Comparution de Duterte devant la CPI : larmes et mépris des familles des victimes

Manille (AFP) - Alors que l'ex-président philippin Rodrigo Duterte comparaissait vendredi devant la Cour pénale internationale (CPI), un murmure de dédain s'est fait entendre dans une petite chambre d'une église de Manille, la capitale des Philippines.
Huit femmes regardaient la retransmission vidéo de la procédure, dont certaines tenaient dans leurs mains les photos d'un mari, d'un fils ou d'un proche tué lors de la répression brutale du trafic de la drogue qui a été la politique emblématique de la présidence de M. Duterte.
L'ancien dirigeant de 79 ans, premier ex-chef d'Etat asiatique à être inculpé par la CPI, a assisté à cette première et brève audience par liaison vidéo, qui a servi à l'informer des crimes dont il est soupçonné et des droits dont il dispose en tant qu'accusé.
Président de 2016 à 2022, il est suspecté de crimes contre l'humanité pour des meurtres commis pendant sa campagne contre les usagers et trafiquants de drogue, qui a fait des dizaines de milliers de morts aux Philippines, selon des ONG de défense des droits humains.
Les veuves et les mères qui se sont rassemblées à des milliers de kilomètres de La Haye pour suivre la comparution, avaient été informées à l'avance que leur ancien président serait tenu de prononcer uniquement son nom.
Mais entendre le nom de Duterte a suffi à "nous inspirer de la peur et du mépris", a lancé entre deux sanglots Normita Lopez, 60 ans.
La police philippine a tiré à cinq reprises sur son fils parce qu'il a "résisté" à l'arrestation, une expression utilisée pour justifier les meurtres de personnes soupçonnées de trafic de stupéfiants.
La décision de faire apparaître M. Duterte par liaison vidéo depuis son centre de détention, après son long vol depuis Manille, a suscité les moqueries d'une partie de la petite assistance.

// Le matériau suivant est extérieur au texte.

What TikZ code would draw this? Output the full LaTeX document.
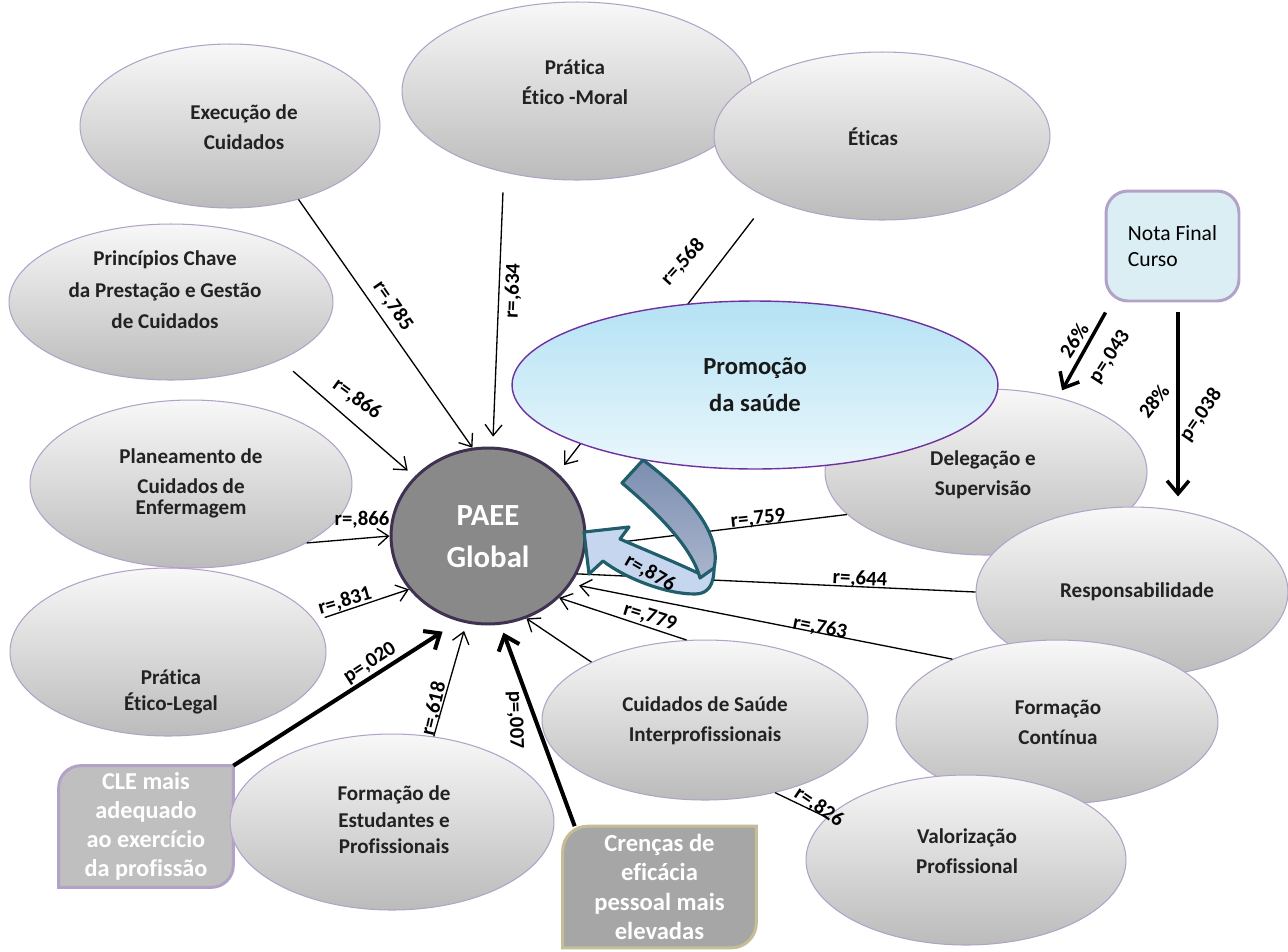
\documentclass[tikz,border=0pt]{standalone}
\usepackage{fontspec}
\setmainfont{Carlito}[Ligatures=NoCommon]
\usetikzlibrary{arrows.meta,shapes.geometric}

\definecolor{bubbleedge}{HTML}{B3A2C7}
\definecolor{bubbletop}{HTML}{F8F8F8}
\definecolor{bubblebot}{HTML}{BBBBBB}
\definecolor{bubbletext}{HTML}{222222}
\definecolor{promotop}{HTML}{B4E2F4}
\definecolor{promobot}{HTML}{EAF7FC}
\definecolor{promoedge}{HTML}{7030A0}
\definecolor{hubfill}{HTML}{898989}
\definecolor{hubedge}{HTML}{3F3151}
\definecolor{clefill}{HTML}{BFBFBF}
\definecolor{crenfill}{HTML}{A6A6A6}
\definecolor{crenedge}{HTML}{C4BD97}
\definecolor{notafill}{HTML}{DBEEF4}
\definecolor{ribbonedge}{HTML}{215E6B}
\definecolor{ribbontop}{HTML}{7C8EB0}
\definecolor{ribbonbot}{HTML}{A9B5CD}
\definecolor{ribbonfront}{HTML}{C6D6EE}

\pgfdeclarelayer{back}
\pgfsetlayers{back,main}

\begin{document}
\begin{tikzpicture}[x=0.02cm, y=-0.02cm,
  bubble/.style={ellipse, draw=bubbleedge, line width=0.6pt,
    top color=bubbletop, bottom color=bubblebot, inner sep=0pt},
  btext/.style={align=center, text=bubbletext, inner sep=0pt,
    font=\fontsize{12}{17}\selectfont\bfseries},
  rlabel/.style={font=\fontsize{11.8}{14}\selectfont\bfseries, inner sep=0pt},
  link/.style={line width=0.75pt, -{Straight Barb[length=0.22cm,width=0.34cm]}},
  plainlink/.style={line width=0.75pt},
  boldlink/.style={line width=2.3pt, -{Straight Barb[length=0.26cm,width=0.44cm]}},
  boxtext/.style={align=center, text=white, inner sep=0pt},
]
\begin{pgfonlayer}{back}
  \fill[white] (0,0) rectangle (1288,951);
\end{pgfonlayer}
\useasboundingbox (0,0) rectangle (1288,951);

% outer ring of competence domains
\node[bubble, minimum width=6.44cm, minimum height=3.32cm] (deleg) at (986,472) {};
\node[bubble, minimum width=6.24cm, minimum height=3.40cm] (resp) at (1132,592) {};
\node[bubble, minimum width=6.44cm, minimum height=3.28cm] (cont) at (1057,722) {};
\node[bubble, minimum width=6.40cm, minimum height=3.40cm] (valor) at (966,860) {};
\node[bubble, minimum width=6.52cm, minimum height=3.20cm] (inter) at (705,720) {};
\node[bubble, minimum width=6.48cm, minimum height=3.52cm] (stud) at (392,822) {};
\node[bubble, minimum width=6.32cm, minimum height=3.36cm] (legal) at (168,652) {};
\node[bubble, minimum width=6.44cm, minimum height=3.36cm] (plan) at (191,484) {};
\node[bubble, minimum width=6.48cm, minimum height=3.12cm] (princ) at (171,302) {};
\node[bubble, minimum width=6.00cm, minimum height=3.28cm] (exec) at (230,126) {};
\node[bubble, minimum width=7.00cm, minimum height=3.56cm] (moral) at (577,91) {};
\node[bubble, minimum width=6.72cm, minimum height=3.36cm] (eticas) at (882,136) {};

\node[btext] (deleg-t) at (983,475) {Delegação e\\Supervisão};
\node[btext] (resp-t) at (1137,592) {Responsabilidade};
\node[btext] (cont-t) at (1058,722) {Formação\\Contínua};
\node[btext] (valor-t) at (967,851) {Valorização\\Profissional};
\node[btext] (inter-t) at (705,721) {Cuidados de Saúde\\Interprofissionais};
\node[btext] (stud-t) at (394,820) {Formação de\\[-2pt]Estudantes e\\[-2pt]Profissionais};
\node[btext] (legal-t) at (171,692) {Prática\\[-2pt]Ético-Legal};
\node[btext] (plan-t) at (191,483) {Planeamento de\\[0pt]Cuidados de\\[-5pt]Enfermagem};
\node[btext] (princ-t) at (165,290) {Princípios Chave\\[1pt]da Prestação e Gestão\\[1pt]de Cuidados};
\node[btext] (exec-t) at (244,127) {Execução de\\Cuidados};
\node[btext] (moral-t) at (575,82) {Prática\\Ético -Moral};
\node[btext] (eticas-t) at (873,137) {Éticas};

% central outcome
\node[ellipse, draw=hubedge, line width=1.7pt, fill=hubfill, inner sep=0pt,
      minimum width=3.88cm, minimum height=3.52cm] (paee) at (488,536) {};

% correlations with the global score
\draw[link] (exec.-47) -- (paee.100);
\draw[link, shorten <=0.4cm, shorten >=0.2cm] (moral.-132) -- (paee.87);
\draw[link, shorten <=0.5cm, shorten >=0.2cm] (eticas.-151.5) -- (paee.42);
\draw[link, shorten <=0.34cm, shorten >=0.18cm] (princ.-28.6) -- (paee.141.3);
\draw[link] (plan.-27.4) -- (paee.180);
\draw[link, shorten <=0.2cm] (legal.12.7) -- (paee.214.7);
\draw[link, shorten >=0.16cm] (stud.64.8) -- (paee.-104.9);
\draw[link] (inter.153.8) -- (paee.-65.7);
\draw[link] (inter.103.7) -- (paee.-41.9);
\draw[link, shorten >=0.16cm] (cont.149.1) -- (paee.-30.6);
\draw[plainlink] (resp.180) -- (paee.-23);
\draw[plainlink] (deleg.197.3) -- (paee.-6);
\draw[plainlink] (inter.-46) -- (valor.163);

% health promotion domain
\node[ellipse, draw=promoedge, line width=0.8pt, top color=promotop,
      bottom color=promobot, inner sep=0pt,
      minimum width=9.72cm, minimum height=3.36cm] (promo) at (755,385) {};
\node[align=center, inner sep=0pt, text=black!90,
      font=\fontsize{14}{21}\selectfont\bfseries] (promo-t) at (755,385) {Promoção\\da saúde};

\node[boxtext, font=\fontsize{17.5}{24}\selectfont\bfseries] (paee-t) at (488,537) {PAEE\\Global};

% predictor boxes
\node[boxtext, minimum width=3.48cm, minimum height=2.42cm,
      font=\fontsize{13.8}{16.5}\selectfont\bfseries] (cle) at (146,826.5)
      {CLE mais\\adequado\\ao exercício\\da profissão};
\node[boxtext, minimum width=3.86cm, minimum height=2.42cm,
      font=\fontsize{14}{16.8}\selectfont\bfseries] (cren) at (659.5,887)
      {Crenças de\\eficácia\\pessoal mais\\elevadas};
\node[rounded corners=0.44cm, draw=bubbleedge, line width=1.7pt, fill=notafill,
      minimum width=2.66cm, minimum height=2.2cm, align=left, inner sep=0pt,
      font=\fontsize{12.3}{15}\selectfont] (nota) at (1172.5,246) {Nota Final\\Curso};

\begin{pgfonlayer}{back}
  \draw[line width=1.7pt, draw=bubbleedge, fill=clefill]
    (cle.south west) -- (cle.west) [rounded corners=0.44cm] -- (cle.north west)
    -- (cle.north) [sharp corners] -- (cle.north east) -- (cle.east)
    [rounded corners=0.44cm] -- (cle.south east) -- (cle.south) [sharp corners] -- cycle;
  \draw[line width=1.7pt, draw=crenedge, fill=crenfill]
    (cren.south west) -- (cren.west) [rounded corners=0.5cm] -- (cren.north west)
    -- (cren.north) [sharp corners] -- (cren.north east) -- (cren.east)
    [rounded corners=0.5cm] -- (cren.south east) -- (cren.south) [sharp corners] -- cycle;
\end{pgfonlayer}

% significant predictors
\draw[boldlink, shorten >=0.38cm] (cle.north east) -- (paee.-109.7);
\draw[boldlink, shorten >=0.17cm] ([xshift=0.24cm]cren.north west) -- (paee.-82.2);
\draw[boldlink, line width=2pt, shorten >=0.16cm]
  ([xshift=0.02cm,yshift=-0.2cm]nota.south west) -- (deleg.46.6);
\draw[boldlink, line width=2pt, shorten >=0.28cm]
  ([xshift=0.11cm,yshift=-0.2cm]nota.south) coordinate (n28) -- (n28 |- resp.60);

% curved ribbon arrow from health promotion
\draw[ribbonedge, line width=1.8pt, line join=round, fill=ribbonfront]
  (584,532) -- (629,527) -- (620,539)
  .. controls (645,550) and (675,562) .. (700,574) -- (714,568)
  .. controls (714,585) and (708,594) .. (695,594)
  .. controls (665,594) and (625,578) .. (603,561)
  -- (589,574) -- cycle;
\draw[ribbonedge, line width=1.8pt, line join=round, top color=ribbontop, bottom color=ribbonbot]
  (622,483) -- (643,460)
  .. controls (690,495) and (722,535) .. (714,568)
  -- (700,578)
  .. controls (692,548) and (660,515) .. cycle;

% coefficients
\node[rlabel, rotate=-55] (t785) at (393,306) {r=,785};
\node[rlabel, rotate=88] (t634) at (513,291) {r=,634};
\node[rlabel, rotate=48] (t568) at (683,262) {r=,568};
\node[rlabel, rotate=-36] (t866a) at (357,399) {r=,866};
\node[rlabel] (t866b) at (362,520) {r=,866};
\node[rlabel, rotate=16] (t831) at (345,601) {r=,831};
\node[rlabel, rotate=33] (t020) at (370,663) {p=,020};
\node[rlabel, rotate=77] (t618) at (434,709) {r=,618};
\node[rlabel, rotate=-88] (t007) at (515,720) {p=,007};
\node[rlabel, rotate=-17] (t779) at (650,617) {r=,779};
\node[rlabel, rotate=-11] (t763) at (820,628) {r=,763};
\node[rlabel, rotate=-3] (t644) at (860,579) {r=,644};
\node[rlabel, rotate=6] (t759) at (758,519) {r=,759};
\node[rlabel, rotate=-30] (t876) at (650,573) {r=,876};
\node[rlabel, rotate=-34] (t826) at (819,807) {r=,826};
\node[rlabel, rotate=57] (t26) at (1074,340) {26\%};
\node[rlabel, rotate=57] (t043) at (1110,357) {p=,043};
\node[rlabel, rotate=52] (t28) at (1154,401) {28\%};
\node[rlabel, rotate=55] (t038) at (1201,415) {p=,038};
\end{tikzpicture}
\end{document}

"Il n'a pas l'air fatigué", a crié une femme.
- Contenir sa rage -
Des huées et des rires ont accompagné les propos de l'avocat Salvador Medialdea, qui a affirmé que son client avait été "enlevé de son pays" pour être transféré à La Haye, au Pays-Bas.
Sheerah Escudero, dont le frère Ephraim a été enlevé puis retrouvé mort pendant la répression, a souligné que son frère n'a pas eu la chance de pouvoir se défendre devant la justice.
"Nous, mon frère, avons-nous jamais pu faire l'expérience de ce droit de l'homme?", a-t-elle lancé.
Jane Lee, dont le mari a été tué lors de la guerre contre la drogue, a confié avoir eu du mal à contenir sa rage à la vue de l'ancien président Duterte.
"Quand je l'ai vu, j'étais tellement en colère que j'ai eu du mal à me contrôler", a dit cette femme de 42 ans, en se rappelant l'avoir vu rire à la mention des victimes lors d'une audition au Sénat de son pays.
Alors que la comparution devant la CPI touchait à sa fin la surprise a été grande lorsque le juge a annoncé la tenue de la prochaine audience dans six mois.
"Nous espérons qu'il ne reviendra pas aux Philippines pour pouvoir enfin goûter à la paix", a lancé Mme Lee.
En revanche, les partisans de M. Duterte estiment qu'il a été kidnappé et envoyé à La Haye, victime des querelles intestines au sommet de l'Etat et de la brouille entre la famille Duterte et celle du président Ferdinand Marcos, jusque-là alliées pour diriger les Philippines.